Zdemolowanie klatki schodowej jednego z bloków to najmniejszy problem 35-letniego mieszkańca Chorzowa, który został zatrzymany przez policję. Chorzowskie służby zostały wezwane na interwencję przez kobietę mieszkającą obok lokalu, skąd słychać było ogromną awanturę. Po przyjeździe na miejsce policjanci zastali zgłaszającą z widocznymi śladami pobicia. Jak się okazało, kobieta tuż po zadzwonieniu na służby chciała sprawdzić, co dzieje się u sąsiadów, bowiem usłyszała kobietę wołającą o pomoc. Kiedy tylko podeszła do ich drzwi, wybiegła z nich kobieta, a goniący ją mężczyzna od razu uderzył ją w twarz. Za kobietą wybiegły też małe dzieci, z czego jedno miało widoczne ślady pobicia.
Mundurowi poszli pod wskazany przez kobietę adres. Otworzył im agresywny mężczyzna. Na ich widok szybko chciał je zamknąć, ale to mu się nie udało. Do tego policjanci go obezwładnili. Znaleziono również pobitą przez niego partnerkę z dziećmi. Okazało się, że nie pierwszy raz była ona pod opieką ratowników medycznych. Kobieta opowiedziała, że została kilka razy uderzona przez mężczyznę, który następnie próbował ją udusić.
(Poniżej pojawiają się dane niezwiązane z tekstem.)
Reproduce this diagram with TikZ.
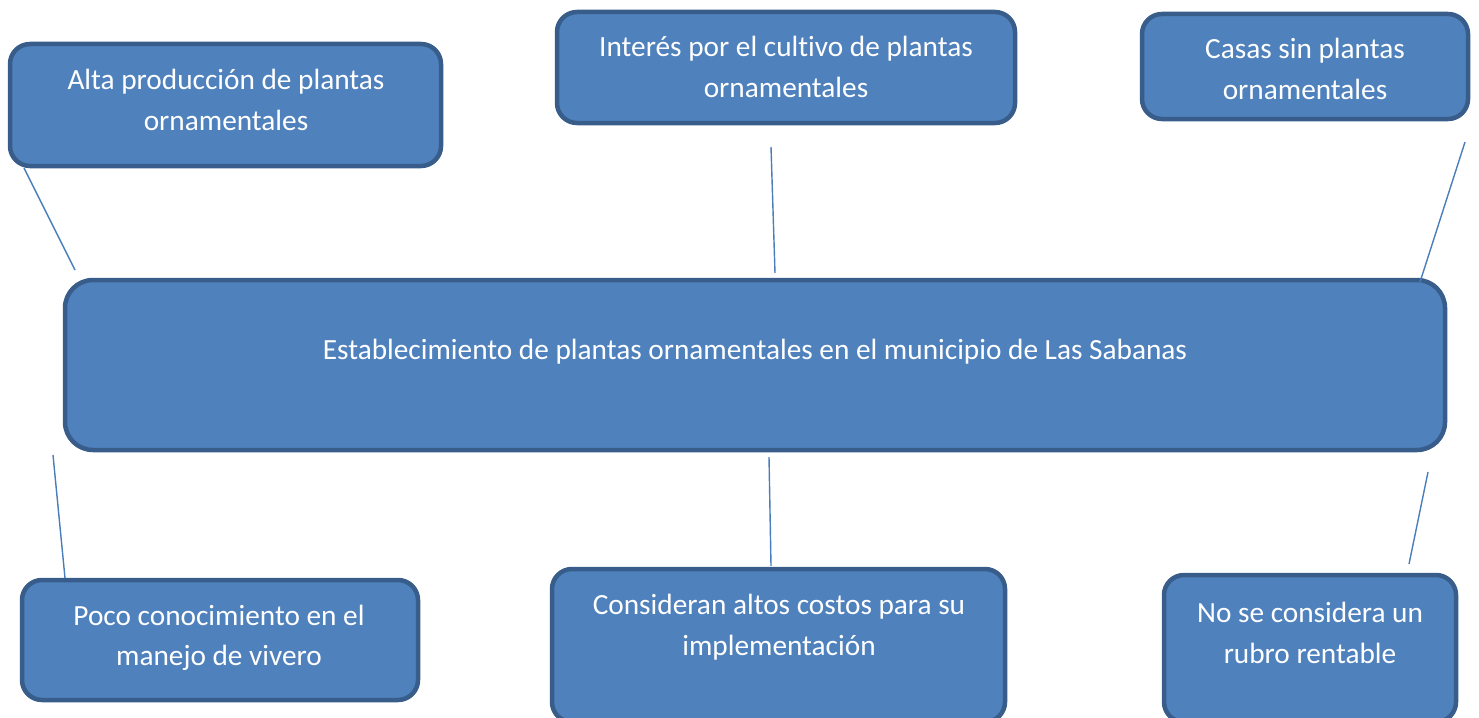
\documentclass[tikz,border=0pt]{standalone}
\usepackage{fontspec}
\setmainfont[RawFeature=-liga]{Carlito}
\definecolor{boxfill}{HTML}{4F81BD}
\definecolor{boxedge}{HTML}{385D8A}
\definecolor{linkcol}{HTML}{4A7EBB}
\tikzset{
  x=1pt, y=-1pt,
  box/.style={draw=boxedge, fill=boxfill, line width=4.5pt, rounded corners=20pt, inner sep=0pt},
  bigbox/.style={box, rounded corners=28pt},
  txt/.style={text=white, align=center, inner sep=0pt, font=\fontsize{29.3}{40.5}\selectfont},
  link/.style={draw=linkcol, line width=1.4pt}
}
\begin{document}
\begin{tikzpicture}
\useasboundingbox (0,0) rectangle (1479,717);
\clip (0,0) rectangle (1479,717);
% boxes
\node[box, minimum width=431pt, minimum height=122pt] (a) at (225.5,105) {};
\node[box, minimum width=458pt, minimum height=111pt] (b) at (786,67.5) {};
\node[box, minimum width=326pt, minimum height=105pt] (c) at (1305,66.5) {};
\node[bigbox, minimum width=1380pt, minimum height=170pt] (m) at (755,365) {};
\node[box, minimum width=396pt, minimum height=120pt] (d) at (220,640) {};
\node[box, minimum width=453pt, minimum height=153pt] (e) at (778.5,645.5) {};
\node[box, minimum width=292pt, minimum height=147pt] (f) at (1310,648.5) {};
% texts
\node[txt] (ta) at (226,100) {Alta producción de plantas\\ornamentales};
\node[txt] (tb) at (786,67) {Interés por el cultivo de plantas\\ornamentales};
\node[txt] (tc) at (1305,69) {Casas sin plantas\\ornamentales};
\node[txt] (tm) at (755,352) {Establecimiento de plantas ornamentales en el municipio de Las Sabanas};
\node[txt] (td) at (219,638) {Poco conocimiento en el\\manejo de vivero};
\node[txt] (te) at (779,627) {Consideran altos costos para su\\implementación};
\node[txt] (tf) at (1310,633) {No se considera un\\rubro rentable};
% connector ends
\coordinate (a1) at (24,168);   \coordinate (a2) at (75,270);
\coordinate (b1) at (771,147);  \coordinate (b2) at (775,273);
\coordinate (c1) at (1465,142); \coordinate (c2) at (1420,282);
\coordinate (d1) at (53,455);   \coordinate (d2) at (65,578);
\coordinate (e1) at (769,457);  \coordinate (e2) at (771,566);
\coordinate (f1) at (1428,472); \coordinate (f2) at (1409,564);
\draw[link] (a1) -- (a2);
\draw[link] (b1) -- (b2);
\draw[link] (c1) -- (c2);
\draw[link] (d1) -- (d2);
\draw[link] (e1) -- (e2);
\draw[link] (f1) -- (f2);
\end{tikzpicture}
\end{document}
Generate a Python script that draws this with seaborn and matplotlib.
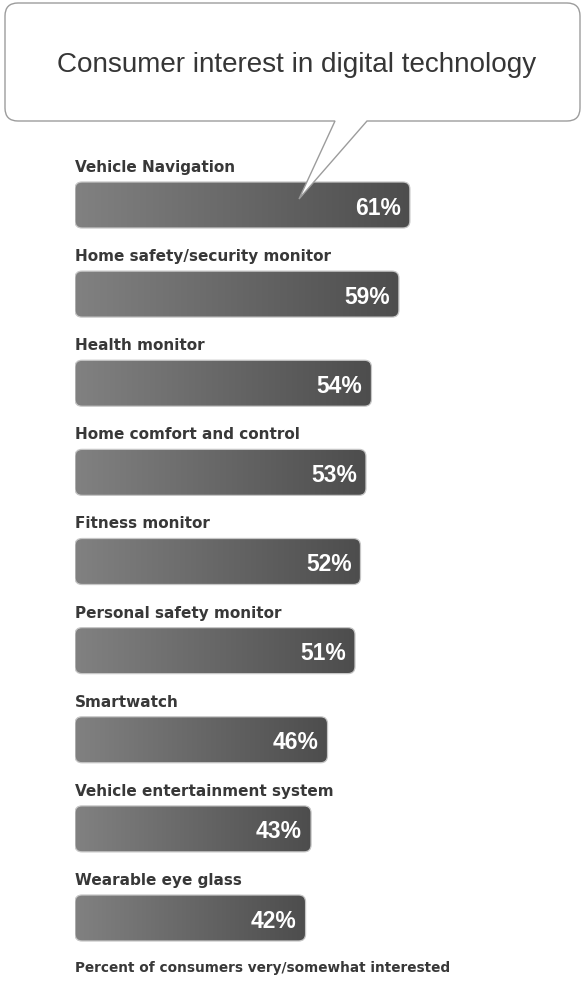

Policjanci zgarnęli go na posterunek. Jeszcze w samochodzie 35-latek wyzywał ich, a potem groził, że ich zabije. Potem zaczął proponować łapówkę. Najpierw w wysokości 3 tys. zł, by chwilę później podwoić stawkę. Łącznie chorzowianin usłyszał 10 zarzutów, w tym usiłowanie zabójstwa, spowodowanie uszczerbku na zdrowiu czy próbę przekupstwa. Grozi mu dożywocie.